* **STATED PROBLEM**
Write out again, word for word, the lines below from the line that holds "Write a web" through the line that holds "const BAR = '#e13e2b';", omitting pictures.
====
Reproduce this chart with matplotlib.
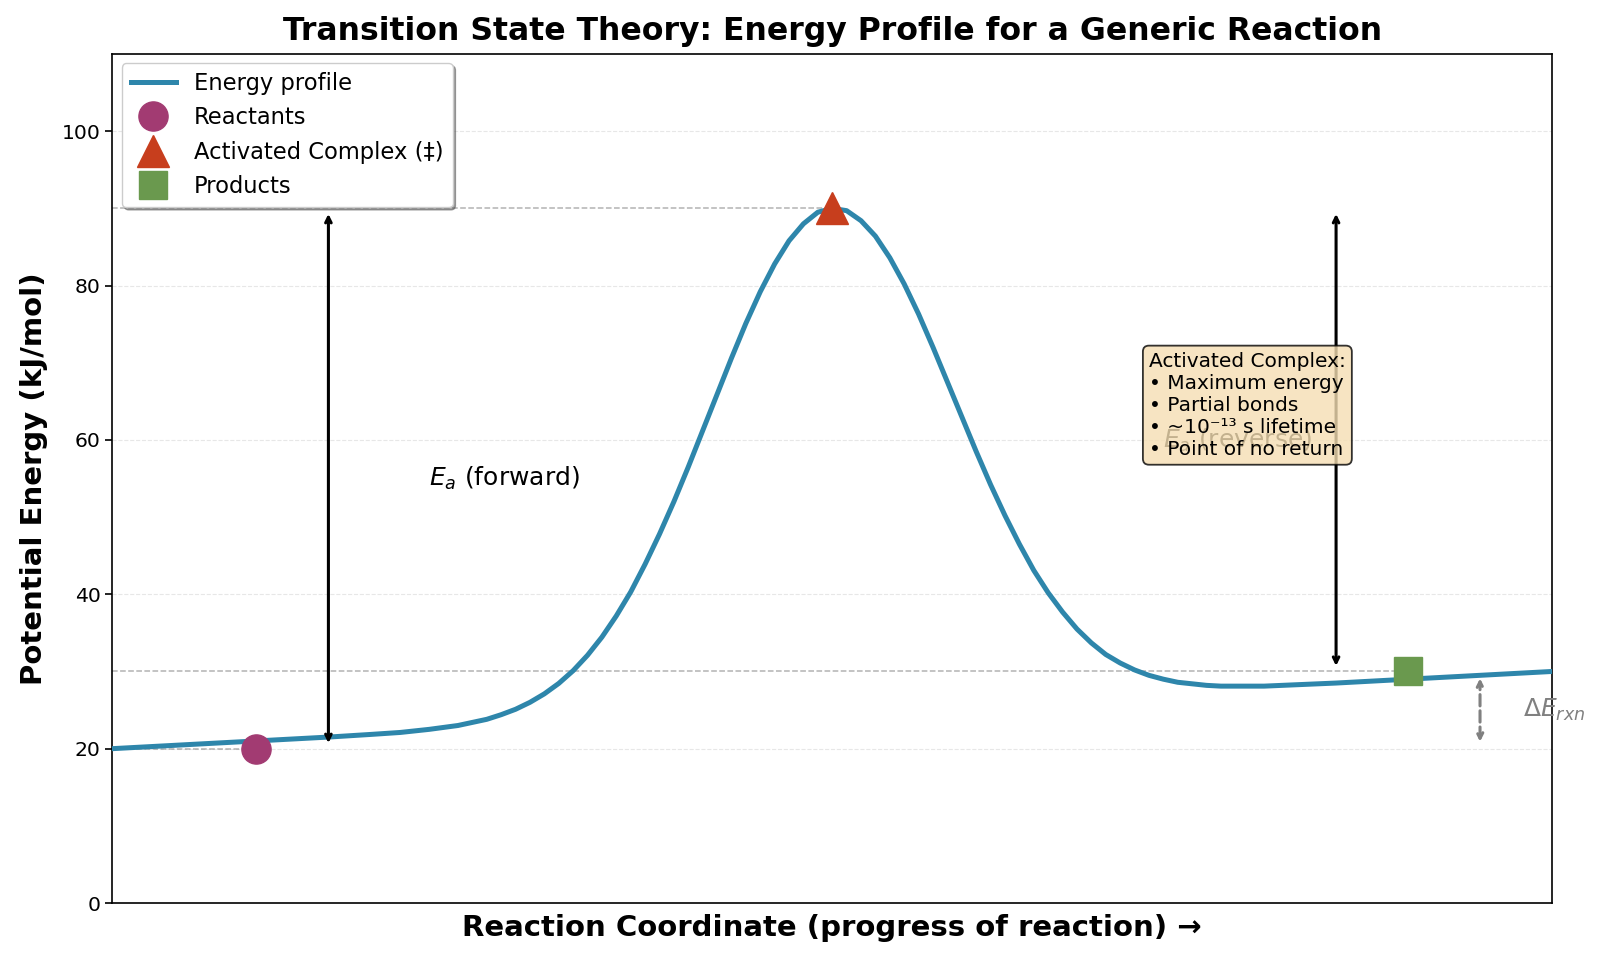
import matplotlib
matplotlib.use('Agg')
import matplotlib.pyplot as plt

# Energy profile (reaction coordinate in arbitrary units, kJ/mol)
coord = [0.0, 0.5, 1.0, 1.5, 1.8, 2.0, 2.2, 2.4,
         2.5, 2.6, 2.7, 2.8, 2.9, 3.0, 3.1, 3.2, 3.3, 3.4,
         3.5, 3.6, 3.7, 3.8, 3.9, 4.0, 4.1, 4.2, 4.3, 4.4,
         4.5, 4.6, 4.7, 4.8, 4.9, 5.0, 5.1, 5.2, 5.3, 5.4,
         5.5, 5.6, 5.7, 5.8, 5.9, 6.0, 6.1, 6.2, 6.3, 6.4,
         6.5, 6.6, 6.7, 6.8, 6.9, 7.0, 7.1, 7.2, 7.3, 7.4,
         7.5, 7.6, 7.7, 7.8, 7.9, 8.0, 8.5, 9.0, 9.5, 10.0]
energy = [20.0, 20.5, 21.0, 21.5, 21.85, 22.1, 22.5, 23.0,
          23.4, 23.8, 24.4, 25.1, 26.0, 27.1, 28.45, 30.1, 32.1, 34.45,
          37.2, 40.3, 43.9, 47.8, 52.0, 56.5, 61.2, 65.9, 70.6, 75.1,
          79.2, 82.8, 85.8, 88.0, 89.5, 90.0, 89.7, 88.4, 86.4, 83.6,
          80.2, 76.3, 72.0, 67.5, 63.0, 58.5, 54.2, 50.2, 46.5, 43.1,
          40.2, 37.7, 35.5, 33.7, 32.2, 31.1, 30.2, 29.5, 29.0, 28.6,
          28.4, 28.2, 28.1, 28.1, 28.1, 28.1, 28.5, 29.0, 29.5, 30.0]

# stationary points
point_labels = ['Reactants', 'Activated Complex (‡)', 'Products']
point_x = [1.0, 5.0, 9.0]
point_E = [20, 90, 30]
point_markers = ['o', '^', 's']
point_sizes = [21, 23, 20]
point_colors = ['#A23B72', '#C73E1D', '#6A994E']

line_color = '#2E86AB'

fig = plt.figure(figsize=(16, 9.57), dpi=100)
ax = fig.add_axes([0.0703, 0.0564, 0.8997, 0.8872])

ax.plot(coord, energy, color=line_color, lw=3.6, label='Energy profile', zorder=3,
        solid_joinstyle='round')
for lab, x, e, m, s, c in zip(point_labels, point_x, point_E, point_markers, point_sizes, point_colors):
    ax.plot(x, e, m, color=c, markersize=s, label=lab, zorder=5)

# reference levels
E_r, E_ts, E_p = point_E
ax.plot([0, point_x[0]], [E_r, E_r], ls='--', color='gray', alpha=0.6, lw=1.1, zorder=2)
ax.plot([0, point_x[1]], [E_ts, E_ts], ls='--', color='gray', alpha=0.6, lw=1.1, zorder=2)
ax.plot([0, point_x[2]], [E_p, E_p], ls='--', color='gray', alpha=0.6, lw=1.1, zorder=2)

# activation energies
ax.annotate('', xy=(1.5, E_ts), xytext=(1.5, E_r),
            arrowprops=dict(arrowstyle='<->', color='black', lw=2.2, shrinkA=4, shrinkB=4))
ax.text(2.2, 55, r'$E_a$ (forward)', fontsize=18, va='center', ha='left')

ax.annotate('', xy=(8.5, E_ts), xytext=(8.5, E_p),
            arrowprops=dict(arrowstyle='<->', color='black', lw=2.2, shrinkA=4, shrinkB=4))
ax.text(7.3, 60, r'$E_a$ (reverse)', fontsize=18, va='center', ha='left')

# reaction energy
ax.annotate('', xy=(9.5, E_p), xytext=(9.5, E_r),
            arrowprops=dict(arrowstyle='<->', color='gray', lw=2.2, ls='--', shrinkA=5, shrinkB=5))
ax.text(9.8, 25, r'$\Delta E_{rxn}$', fontsize=18, va='center', ha='left', color='gray')

ax.text(7.2, 64.5,
        'Activated Complex:\n• Maximum energy\n• Partial bonds\n• ~10⁻¹³ s lifetime\n• Point of no return',
        fontsize=14.5, va='center', ha='left', zorder=10,
        bbox=dict(boxstyle='round,pad=0.3', facecolor='wheat', edgecolor='black', lw=1.3, alpha=0.8))

ax.set_xlim(0, 10)
ax.set_ylim(0, 110)
ax.set_xticks([])
ax.set_yticks([0, 20, 40, 60, 80, 100])
ax.tick_params(axis='y', labelsize=14.7, length=5, width=1.2)
ax.grid(axis='y', ls='--', alpha=0.3)
for sp in ax.spines.values():
    sp.set_linewidth(1.2)

ax.set_xlabel('Reaction Coordinate (progress of reaction) →', fontsize=21, fontweight='bold', labelpad=8)
ax.set_ylabel('Potential Energy (kJ/mol)', fontsize=21, fontweight='bold', labelpad=10)
ax.set_title('Transition State Theory: Energy Profile for a Generic Reaction',
             fontsize=22.7, fontweight='bold', pad=10)

ax.legend(loc='upper left', fontsize=16.3, shadow=True, fancybox=True, framealpha=1,
          borderaxespad=0.4)

fig.savefig('out.png', dpi=100)
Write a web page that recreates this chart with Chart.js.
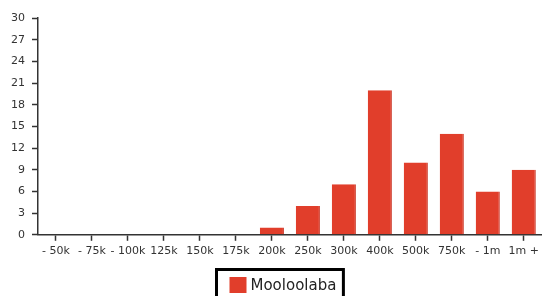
<!DOCTYPE html>
<html>
<head>
<meta charset="utf-8">
<script src="https://cdn.jsdelivr.net/npm/chart.js@4/dist/chart.umd.min.js"></script>
<style>
  html, body { margin: 0; padding: 0; background: #fff; }
  #wrap { width: 543px; height: 296px; position: relative; }
</style>
</head>
<body>
<div id="wrap"><canvas id="c" width="543" height="296"></canvas></div>
<script>
const categories = ["- 50k", "- 75k", "- 100k", "125k", "150k", "175k", "200k", "250k", "300k", "400k", "500k", "750k", "- 1m", "1m +"];
const seriesName = "Mooloolaba";
const seriesValues = [0, 0, 0, 0, 0, 0, 1, 4, 7, 20, 10, 14, 6, 9];
const yTicks = [0, 3, 6, 9, 12, 15, 18, 21, 24, 27, 30];

const FONT = "'DejaVu Sans', sans-serif";
const BAR = '#e13e2b';

const boxLegend = {
  id: 'boxLegend',
  afterDraw(chart) {
    const ctx = chart.ctx;
    const ds = chart.data.datasets[0];
    ctx.save();
    ctx.font = '15px ' + FONT;
    const tw = ctx.measureText(ds.label).width;
    const sq = 17, gap = 4, padL = 13, padR = 7;
    const w = padL + sq + gap + tw + padR;
    const x0 = 216.5;
    const y0 = 269.5;
    ctx.lineWidth = 3;
    ctx.strokeStyle = '#000';
    ctx.strokeRect(x0, y0, w, 40);
    ctx.fillStyle = ds.backgroundColor;
    ctx.fillRect(x0 + padL, 277, sq, 16);
    ctx.fillStyle = '#222';
    ctx.textBaseline = 'middle';
    ctx.textAlign = 'left';
    ctx.fillText(ds.label, x0 + padL + sq + gap, 286);
    ctx.restore();
  }
};

new Chart(document.getElementById('c'), {
  type: 'bar',
  data: {
    labels: categories,
    datasets: [{
      label: seriesName,
      data: seriesValues,
      backgroundColor: BAR,
      borderColor: '#c93424',
      borderWidth: { left: 0, right: 1, top: 0, bottom: 0 },
      barPercentage: 0.67,
      categoryPercentage: 1.0
    }]
  },
  options: {
    responsive: false,
    animation: false,
    devicePixelRatio: 1,
    layout: { padding: { top: 18, right: 1, left: 0, bottom: 34 } },
    plugins: {
      legend: { display: false },
      tooltip: { enabled: false }
    },
    scales: {
      x: {
        offset: true,
        grid: { display: true, drawOnChartArea: false, offset: false, tickLength: 6, color: '#333', tickWidth: 1.5 },
        border: { display: true, color: '#333', width: 1.5 },
        ticks: { color: '#333', font: { family: FONT, size: 11 }, padding: 4, maxRotation: 0, autoSkip: false }
      },
      y: {
        min: 0, max: 30,
        afterBuildTicks(scale) { scale.ticks = yTicks.map(v => ({ value: v })); },
        afterFit(scale) { scale.width = 38; },
        grid: { display: true, drawOnChartArea: false, tickLength: 6, color: '#333', tickWidth: 1.5 },
        border: { display: true, color: '#333', width: 1.5 },
        ticks: { color: '#333', font: { family: FONT, size: 11 }, padding: 7 }
      }
    }
  },
  plugins: [boxLegend]
});
</script>
</body>
</html>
====
* **PROBLEM SOLUTION**
Write a web page that recreates this chart with Chart.js.
<!DOCTYPE html>
<html>
<head>
<meta charset="utf-8">
<script src="https://cdn.jsdelivr.net/npm/chart.js@4/dist/chart.umd.min.js"></script>
<style>
  html, body { margin: 0; padding: 0; background: #fff; }
  #wrap { width: 543px; height: 296px; position: relative; }
</style>
</head>
<body>
<div id="wrap"><canvas id="c" width="543" height="296"></canvas></div>
<script>
const categories = ["- 50k", "- 75k", "- 100k", "125k", "150k", "175k", "200k", "250k", "300k", "400k", "500k", "750k", "- 1m", "1m +"];
const seriesName = "Mooloolaba";
const seriesValues = [0, 0, 0, 0, 0, 0, 1, 4, 7, 20, 10, 14, 6, 9];
const yTicks = [0, 3, 6, 9, 12, 15, 18, 21, 24, 27, 30];

const FONT = "'DejaVu Sans', sans-serif";
const BAR = '#e13e2b';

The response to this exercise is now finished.